Chronique. La politique d’un gouvernement, aussi exécrable soit-elle, ne doit pas amener à remettre en cause l’existence de l’Etat qu’il dirige.
L'EXPRESS
Critiquer la politique d’un gouvernement à un moment M ou sur un dossier D, voire sur sa composition intrinsèque, est parfaitement légitime. On peut même étendre la critique à toute politique gouvernementale pluriannuelle par-delà les équipes successives. En démocratie, le regard critique du citoyen face au pouvoir politique est non seulement légal mais nécessaire.
La coalition israélienne issue du scrutin du 1er novembre 2022 est, justement, hautement critiquable : remise en cause partielle des prérogatives de la Cour suprême, coupes budgétaires dans les budgets sociaux (sauf pour le milieu ultraorthodoxe dont les députés siègent dans la coalition !), absence de volonté de négocier avec l’Autorité palestinienne, impunité accordée à des activistes antipalestiniens violents, propos racistes et incendiaires de deux éminents ministres d’extrême droite, nature de la riposte au massacre du 7 octobre, etc. Au passage, on rappellera aux contempteurs compulsifs d’Israël que ses citoyens ne les ont pas attendus pour protester dans la rue par centaines de milliers ou à travers les sondages et les réseaux sociaux.

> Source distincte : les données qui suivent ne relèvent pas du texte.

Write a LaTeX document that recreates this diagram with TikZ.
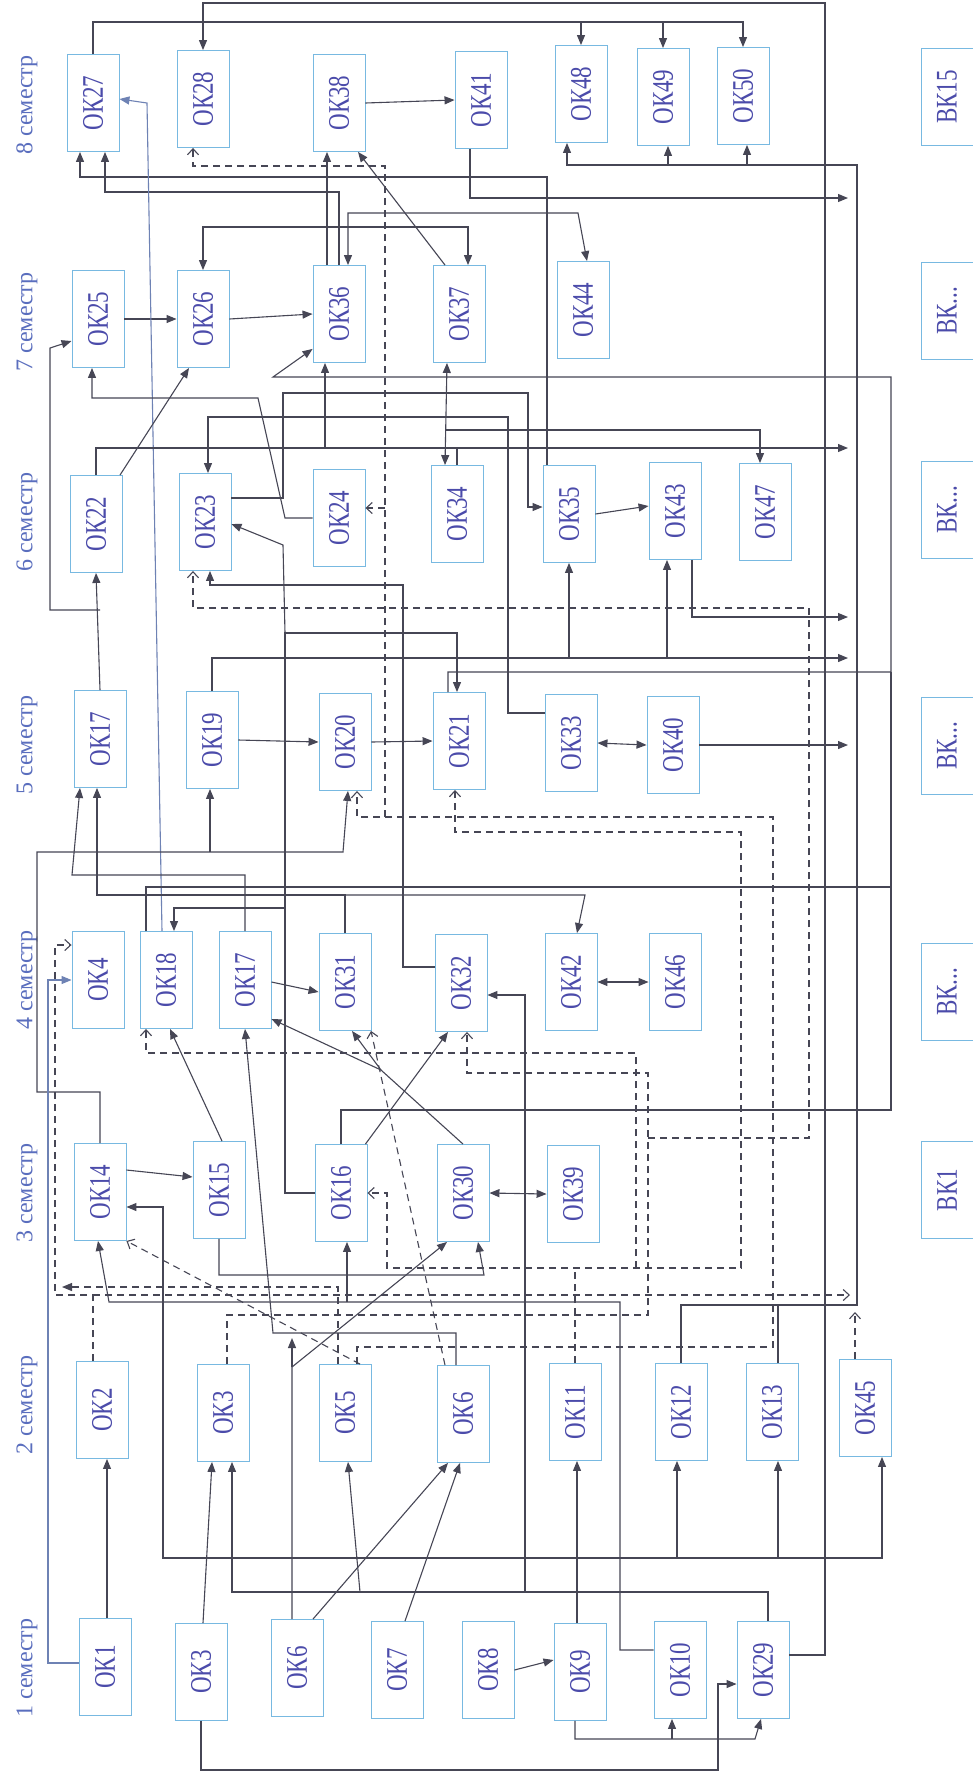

Une réalité qui illustre un haut niveau de conscience civique et une liberté d’expression qui ne prévalent que très exceptionnellement dans la région…
Mais depuis quand la politique d’un gouvernement délégitime-t-elle le droit à l’existence de l’Etat aux destinées duquel il préside ? Depuis quand remet-on en cause les fondements philosophiques ou spirituels de cet Etat sous prétexte d’une politique, si exécrable soit-elle ? Netanyahou pourrait bien être le pire des Premiers ministres, en vertu de quoi le sionisme et son fruit politique, l’Etat hébreu, devrait-il être flétri en soi ? La question s’impose d’autant plus ici que les dix premières décennies de cet idéal politique né dans les années 1860-1870 s’inscrivirent à la gauche laïque et pas du tout à la droite nationaliste (pro) religieuse qui correspond à l’actuelle coalition au pouvoir ! Faut-il abolir les Etats dont des gouvernements se comportèrent mal ? Hors de l’Islande, du Luxembourg et des Vanuatu, il en resterait bien peu…
Le peuple juif a droit à sa souveraineté étatique
A la vérité, le légitime rejet du gouvernement Netanyahou est instrumentalisé par les antisionistes patentés pour lesquels la notion même de peuple juif n’existe pas. Si tel est le cas, Français ou Palestiniens n’en incarnent pas davantage. Ou alors, il faudrait admettre que seul le collectif juif ne peut décider de la nature de son identité collective, assumant ainsi une discrimination flagrante. Et la discrimination à l’encontre des juifs, cela porte le nom délictueux d’antisémitisme.
Un peuple est avant tout une représentation et les juifs d’Israël se représentent très majoritairement comme appartenant à un peuple, en l’espèce de retour sur sa terre ancestrale. C’est là la quintessence du sionisme, et non une "volonté de refuge", qui n’a aucun sens avant au moins les années 1930 en Allemagne (1).
Croit-on sérieusement que les jeunes sionistes du Bilou, dans la décennie 1880-1890 – soit bien avant la Shoah – vont fuir les pogroms de l’empire tsariste en se réfugiant… dans la Palestine turque, ce bout de terre semi-aride délaissé par l’Empire ottoman puissant et hostile au projet (et déjà assassin de masse des Arméniens), infesté de malaria dans les basses terres arables, traversée par des bandes bédouines pratiquant des razzias, et peuplé en majorité par des Arabes qui risquent fort de les accueillir fraîchement ? Ça, un refuge ? Ridicule ! Les premiers sionistes étaient idéalistes mais pas idiots ; en réalité, le sionisme fut un mouvement politique (antireligieux) d’émancipation nationale, prônant le rebasculement de la dimension religieuse diasporique presque bimillénaire à celle nationale antique du roi David et de ses successeurs dix siècles durant, sous l’Antiquité tardive.
Comme le peuple palestinien, le peuple juif a droit à sa souveraineté étatique. Toute autre posture moraliste et extérieure de rejet est inopérante et mortifère. Comme nous l’avons déjà écrit dans ces colonnes, il existe bien deux consciences nationales, et il faudra donc deux Etats souverains, comme l’avait préconisé dès 1947 et le rappelle depuis l'ONU, comme plusieurs gouvernements israéliens et l’OLP, puis l’Autorité palestinienne, l’avaient accepté. Deux Etats-nations. Dont Israël.
[1] Je renvoie à mon ouvrage Géopolitique du sionisme, Armand Colin (2è éd.), 2009.